■ TASK INSTRUCTIONS
Write the data out again exactly, with no pictures.
· · · ·
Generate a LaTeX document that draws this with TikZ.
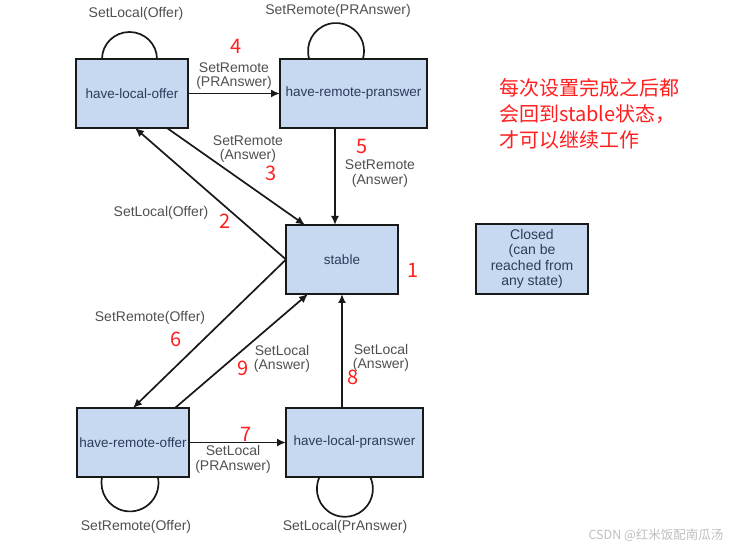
\documentclass[tikz,border=0pt]{standalone}
\usepackage{fontspec}
\setmainfont{Liberation Sans}
\newfontfamily\cjk{Noto Sans CJK SC}
\usetikzlibrary{arrows.meta}
\definecolor{boxfill}{HTML}{C6D9F0}
\definecolor{boxtext}{HTML}{2E3B5A}
\definecolor{lbltext}{HTML}{505050}
\definecolor{rednum}{HTML}{FF1F1F}
\tikzset{
  statebox/.style={draw=black!90, line width=2.2pt, fill=boxfill, inner sep=0pt, outer sep=0pt,
    text=boxtext, font=\fontsize{13.5}{15}\selectfont},
  arr/.style={line width=1.7pt, draw=black!90, -{Latex[length=9pt,width=8pt]}},
  loopline/.style={line width=1.7pt, draw=black!90},
  elabel/.style={text=lbltext, font=\fontsize{14}{14.5}\selectfont, align=center, inner sep=0pt},
  num/.style={text=rednum, font=\cjk\fontsize{20}{22}\selectfont, inner sep=0pt},
}
\begin{document}
\begin{tikzpicture}[x=1pt,y=1pt]
\useasboundingbox[fill=white] (0,0) rectangle (737,-548);

% states
\node[statebox, minimum width=112pt, minimum height=69pt] (hlo) at (132,-93.5) {have-local-offer};
\node[statebox, minimum width=147pt, minimum height=69pt] (hrp) at (353.5,-93.5) {have-remote-pranswer};
\node[statebox, minimum width=112pt, minimum height=69pt] (stable) at (342,-259.5) {stable};
\node[statebox, minimum width=112pt, minimum height=69pt] (hro) at (133,-442.5) {have-remote-offer};
\node[statebox, minimum width=137pt, minimum height=69pt] (hlp) at (354.5,-442.5) {have-local-pranswer};
\node[statebox, minimum width=112pt, minimum height=70pt, align=center,
      font=\fontsize{14}{15.4}\selectfont] (closed) at (532,-259)
      {Closed\\(can be\\reached from\\any state)};

% self loops
\draw[loopline] ([xshift=-30pt]hlo.north) arc[start angle=180, end angle=0, x radius=27.5, y radius=27];
\draw[loopline] ([xshift=-44.3pt]hrp.north) arc[start angle=196.6, end angle=-16.6, radius=28];
\draw[loopline] ([xshift=-30.9pt]hro.south) arc[start angle=168, end angle=372, radius=28.5];
\draw[loopline] ([xshift=-35pt]hlp.south) arc[start angle=155, end angle=385, radius=28];

% transitions
\draw[arr] (hlo.east) -- (hrp.west);
\draw[arr] (stable.west) -- ([xshift=3pt]hlo.south);
\draw[arr] ([xshift=35pt]hlo.south) -- ([xshift=-37pt]stable.north);
\draw[arr] ([xshift=-18.5pt]hrp.south) -- ([xshift=-7pt]stable.north);
\draw[arr] (stable.west) -- (hro.north);
\draw[arr] ([xshift=42pt]hro.north) -- ([xshift=-34pt]stable.south);
\draw[arr] ([xshift=-12.5pt]hlp.north) -- (stable.south);
\draw[arr] (hro.east) -- (hlp.west);

% edge labels
\node[elabel] (l-hlo) at (136,-14) {SetLocal(Offer)};
\node[elabel] (l-hrp) at (338,-11) {SetRemote(PRAnswer)};
\node[elabel] (l4) at (234,-76) {SetRemote\\(PRAnswer)};
\node[elabel] (l3) at (248,-149) {SetRemote\\(Answer)};
\node[elabel] (l5) at (380,-173.5) {SetRemote\\(Answer)};
\node[elabel] (l2) at (161,-213) {SetLocal(Offer)};
\node[elabel] (l6) at (150,-318) {SetRemote(Offer)};
\node[elabel] (l9) at (282,-359) {SetLocal\\(Answer)};
\node[elabel] (l8) at (381,-358) {SetLocal\\(Answer)};
\node[elabel] (l7) at (233,-459.5) {SetLocal\\(PRAnswer)};
\node[elabel] (l-hro) at (136,-527) {SetRemote(Offer)};
\node[elabel] (l-hlp) at (345,-527) {SetLocal(PrAnswer)};

% red numbers
\node[num] (n1) at (413,-270) {1};
\node[num] (n2) at (225,-221) {2};
\node[num] (n3) at (271,-173) {3};
\node[num] (n4) at (236,-46) {4};
\node[num] (n5) at (362,-147) {5};
\node[num] (n6) at (176,-339) {6};
\node[num] (n7) at (246,-434) {7};
\node[num] (n8) at (353,-377) {8};
\node[num] (n9) at (243,-368) {9};

% note
\node[text=rednum, font=\cjk\fontsize{20}{26}\selectfont, align=left, anchor=west, inner sep=0pt]
  (note) at (499,-114) {每次设置完成之后都\\会回到stable状态，\\才可以继续工作};

% watermark
\node[text=black!25, font=\cjk\fontsize{12.5}{14}\selectfont, inner sep=0pt] (wm) at (656,-535) {CSDN @红米饭配南瓜汤};
\end{tikzpicture}
\end{document}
· · · ·
■ SOLVED PROBLEM
Generate a LaTeX document that draws this with TikZ.
\documentclass[tikz,border=0pt]{standalone}
\usepackage{fontspec}
\setmainfont{Liberation Sans}
\newfontfamily\cjk{Noto Sans CJK SC}
\usetikzlibrary{arrows.meta}
\definecolor{boxfill}{HTML}{C6D9F0}
\definecolor{boxtext}{HTML}{2E3B5A}
\definecolor{lbltext}{HTML}{505050}
\definecolor{rednum}{HTML}{FF1F1F}
\tikzset{
  statebox/.style={draw=black!90, line width=2.2pt, fill=boxfill, inner sep=0pt, outer sep=0pt,
    text=boxtext, font=\fontsize{13.5}{15}\selectfont},
  arr/.style={line width=1.7pt, draw=black!90, -{Latex[length=9pt,width=8pt]}},
  loopline/.style={line width=1.7pt, draw=black!90},
  elabel/.style={text=lbltext, font=\fontsize{14}{14.5}\selectfont, align=center, inner sep=0pt},
  num/.style={text=rednum, font=\cjk\fontsize{20}{22}\selectfont, inner sep=0pt},
}
\begin{document}
\begin{tikzpicture}[x=1pt,y=1pt]
\useasboundingbox[fill=white] (0,0) rectangle (737,-548);

% states
\node[statebox, minimum width=112pt, minimum height=69pt] (hlo) at (132,-93.5) {have-local-offer};
\node[statebox, minimum width=147pt, minimum height=69pt] (hrp) at (353.5,-93.5) {have-remote-pranswer};
\node[statebox, minimum width=112pt, minimum height=69pt] (stable) at (342,-259.5) {stable};
\node[statebox, minimum width=112pt, minimum height=69pt] (hro) at (133,-442.5) {have-remote-offer};
\node[statebox, minimum width=137pt, minimum height=69pt] (hlp) at (354.5,-442.5) {have-local-pranswer};
\node[statebox, minimum width=112pt, minimum height=70pt, align=center,
      font=\fontsize{14}{15.4}\selectfont] (closed) at (532,-259)
      {Closed\\(can be\\reached from\\any state)};

% self loops
\draw[loopline] ([xshift=-30pt]hlo.north) arc[start angle=180, end angle=0, x radius=27.5, y radius=27];
\draw[loopline] ([xshift=-44.3pt]hrp.north) arc[start angle=196.6, end angle=-16.6, radius=28];
\draw[loopline] ([xshift=-30.9pt]hro.south) arc[start angle=168, end angle=372, radius=28.5];
\draw[loopline] ([xshift=-35pt]hlp.south) arc[start angle=155, end angle=385, radius=28];

% transitions
\draw[arr] (hlo.east) -- (hrp.west);
\draw[arr] (stable.west) -- ([xshift=3pt]hlo.south);
\draw[arr] ([xshift=35pt]hlo.south) -- ([xshift=-37pt]stable.north);
\draw[arr] ([xshift=-18.5pt]hrp.south) -- ([xshift=-7pt]stable.north);
\draw[arr] (stable.west) -- (hro.north);
\draw[arr] ([xshift=42pt]hro.north) -- ([xshift=-34pt]stable.south);
\draw[arr] ([xshift=-12.5pt]hlp.north) -- (stable.south);
\draw[arr] (hro.east) -- (hlp.west);

% edge labels
\node[elabel] (l-hlo) at (136,-14) {SetLocal(Offer)};
\node[elabel] (l-hrp) at (338,-11) {SetRemote(PRAnswer)};
\node[elabel] (l4) at (234,-76) {SetRemote\\(PRAnswer)};
\node[elabel] (l3) at (248,-149) {SetRemote\\(Answer)};
\node[elabel] (l5) at (380,-173.5) {SetRemote\\(Answer)};
\node[elabel] (l2) at (161,-213) {SetLocal(Offer)};
\node[elabel] (l6) at (150,-318) {SetRemote(Offer)};
\node[elabel] (l9) at (282,-359) {SetLocal\\(Answer)};
\node[elabel] (l8) at (381,-358) {SetLocal\\(Answer)};
\node[elabel] (l7) at (233,-459.5) {SetLocal\\(PRAnswer)};
\node[elabel] (l-hro) at (136,-527) {SetRemote(Offer)};
\node[elabel] (l-hlp) at (345,-527) {SetLocal(PrAnswer)};

% red numbers
\node[num] (n1) at (413,-270) {1};
\node[num] (n2) at (225,-221) {2};
\node[num] (n3) at (271,-173) {3};
\node[num] (n4) at (236,-46) {4};
\node[num] (n5) at (362,-147) {5};
\node[num] (n6) at (176,-339) {6};
\node[num] (n7) at (246,-434) {7};
\node[num] (n8) at (353,-377) {8};
\node[num] (n9) at (243,-368) {9};

% note
\node[text=rednum, font=\cjk\fontsize{20}{26}\selectfont, align=left, anchor=west, inner sep=0pt]
  (note) at (499,-114) {每次设置完成之后都\\会回到stable状态，\\才可以继续工作};

% watermark
\node[text=black!25, font=\cjk\fontsize{12.5}{14}\selectfont, inner sep=0pt] (wm) at (656,-535) {CSDN @红米饭配南瓜汤};
\end{tikzpicture}
\end{document}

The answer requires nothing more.